As illustrated by this and other recent cases (see Amato v. State, 193 Ga. App. 459 (_SE2d_) (1989), drug traffickers are becoming more ingenious in their methods of concealing contraband in such a way that no ground exists for an investigating officer to find probable cause to conduct a warrantless search. Yet this officer may have a strong inarticulable hunch, based on extensive experience in law enforcement, that a situation is suspicious or the circumstances amiss. As here, the contraband may be concealed in such a way that the search cannot be justified under the several exceptions permitting warrantless searches. The “automobile exception” still requires probable cause to believe evidence of a crime is in the vehicle. See Carroll v. United States, 267 U. S. 132 (45 SC 280, 69 LE 543) (1924). A search of the passenger compartment of the automobile may be made incident to a lawful arrest but such a search may not extend to compartments of the automobile not accessible to the arrestee. See Chimel v. California, 395 U. S. 752 (89 SC 2034, 23 LE2d 685) (1969). The “plain view” doctrine requires that the object in plain view must, without further manipulation or search by the officer, establish probable cause to seize the plainly visible evidence. See Arizona v. Hicks, supra. Even consent may not justify the search if it does not expressly extend to the particular area searched. See State v. Diaz, 191 Ga. App. 830 (383 SE2d 195) (1989).
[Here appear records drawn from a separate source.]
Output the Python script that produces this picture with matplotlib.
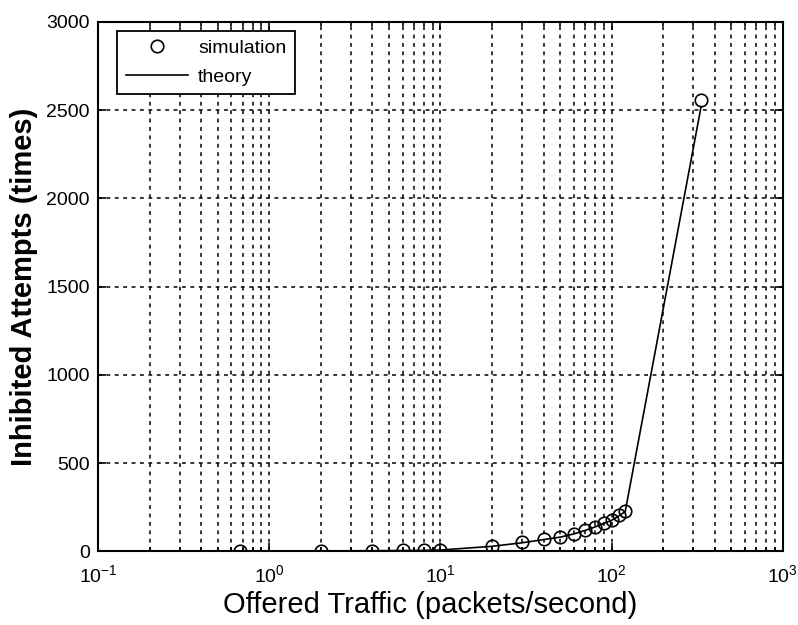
import matplotlib
matplotlib.use("Agg")
import matplotlib.pyplot as plt
from matplotlib.ticker import LogLocator, FixedLocator, NullFormatter

plt.rcParams["font.family"] = ["Liberation Sans", "DejaVu Sans"]
plt.rcParams["mathtext.fontset"] = "custom"
plt.rcParams["mathtext.rm"] = "Liberation Sans"
plt.rcParams["mathtext.it"] = "Liberation Sans:italic"

# Offered traffic (packets/second) and inhibited attempts
sim_x = [0.67, 2, 4, 6, 8, 10, 20, 30, 40, 50, 60, 70, 80, 90, 100, 110, 120, 333]
sim_y = [2, 3, 4, 5, 6, 8, 30, 50, 70, 80, 100, 120, 140, 160, 175, 205, 230, 2560]

theory_x = [0.1, 0.67, 2, 4, 6, 8, 10, 20, 30, 40, 50, 60, 70, 80, 90, 100, 110, 120, 333]
theory_y = [0, 1, 2, 3, 4, 5, 7, 28, 48, 66, 80, 98, 118, 138, 158, 175, 200, 225, 2520]

y_ticks = [0, 500, 1000, 1500, 2000, 2500, 3000]

fig = plt.figure(figsize=(7.98, 6.25), dpi=100)
ax = fig.add_axes([0.123, 0.118, 0.858, 0.847])

ax.plot(sim_x, sim_y, linestyle="none", marker="o", markersize=9,
        markerfacecolor="none", markeredgecolor="black", markeredgewidth=1.2,
        label="simulation", zorder=3)
ax.plot(theory_x, theory_y, color="black", linewidth=1.2, label="theory", zorder=3)

ax.set_xscale("log")
ax.set_xlim(0.1, 1000)
ax.set_ylim(0, 3000)
ax.yaxis.set_major_locator(FixedLocator(y_ticks))
ax.xaxis.set_major_locator(LogLocator(base=10))
ax.xaxis.set_minor_locator(LogLocator(base=10, subs=range(2, 10)))
ax.xaxis.set_minor_formatter(NullFormatter())

grid_style = dict(color="black", linestyle=(0, (2.5, 3)), linewidth=1.1)
ax.grid(True, which="major", axis="both", **grid_style)
ax.grid(True, which="minor", axis="x", **grid_style)
ax.set_axisbelow(True)

ax.tick_params(which="both", direction="in", top=True, right=True, width=1.2)
ax.tick_params(which="major", length=6, labelsize=14)
ax.tick_params(axis="x", which="major", pad=9)
ax.tick_params(axis="y", which="major", pad=6)
ax.tick_params(which="minor", length=3)
for s in ax.spines.values():
    s.set_linewidth(1.5)

ax.set_xlabel("Offered Traffic (packets/second)", fontsize=21, labelpad=2)
ax.xaxis.set_label_coords(0.485, -0.075)
ax.set_ylabel("Inhibited Attempts (times)", fontsize=21, fontweight="bold", labelpad=6)

leg = ax.legend(loc="upper left", bbox_to_anchor=(0.028, 0.983), fontsize=14,
                frameon=True, fancybox=False, edgecolor="black", framealpha=1,
                borderaxespad=0, handlelength=3.2, handletextpad=0.5,
                borderpad=0.45, labelspacing=0.55)
leg.get_frame().set_linewidth(1.3)

fig.savefig("out.png", dpi=100)
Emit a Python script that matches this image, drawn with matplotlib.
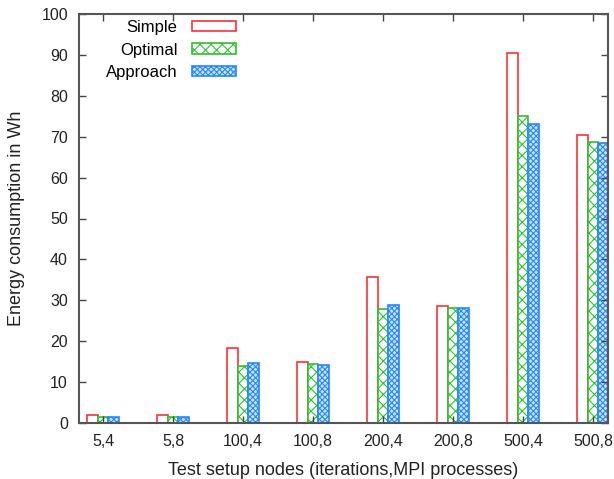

Decided November 14, 1989.

Glenn Thomas, Jr., District Attorney, Daniel A. Hiatt, Assistant District Attorney, for appellant.

Grayson P. Lane, for appellee.

On the one hand, innocent individuals should not be subject to intrusive, property-damaging searches on a mere suspicion that something in or on the automobile is amiss. On the other hand, we cannot afford to allow drug traffickers, lawfully detained for an investigative stop or for some other unrelated offense, to be released to spread their poison in our society because they were clever enough to conceal their contraband in such a way that it does not arouse a suspicion sufficient to establish probable cause for a search. The investigating officer needs a practical solution to the problem identified by Justice Scalia — an effective means, short of an unconstitutional search, to investigate suspicious circumstances. The United States Supreme Court has held that exposure of personal effects located in a public place to a trained canine does not constitute a search within the meaning of the Fourth Amendment. United States v. Place, 462 U. S. 696 (103 SC 2637, 77 LE2d 110) (1983). Thus, the solution I propose is that a drug-sniffing dog accompany each officer patrolling a highway known to be a drug corridor. The positive reaction of a drug-sniffing dog would have provided the probable cause necessary in this case to search areas of the vehicle not otherwise subject to a search incident to the lawful arrest of the driver.

I am authorized to state that Presiding Judge Banke joins in this special concurrence.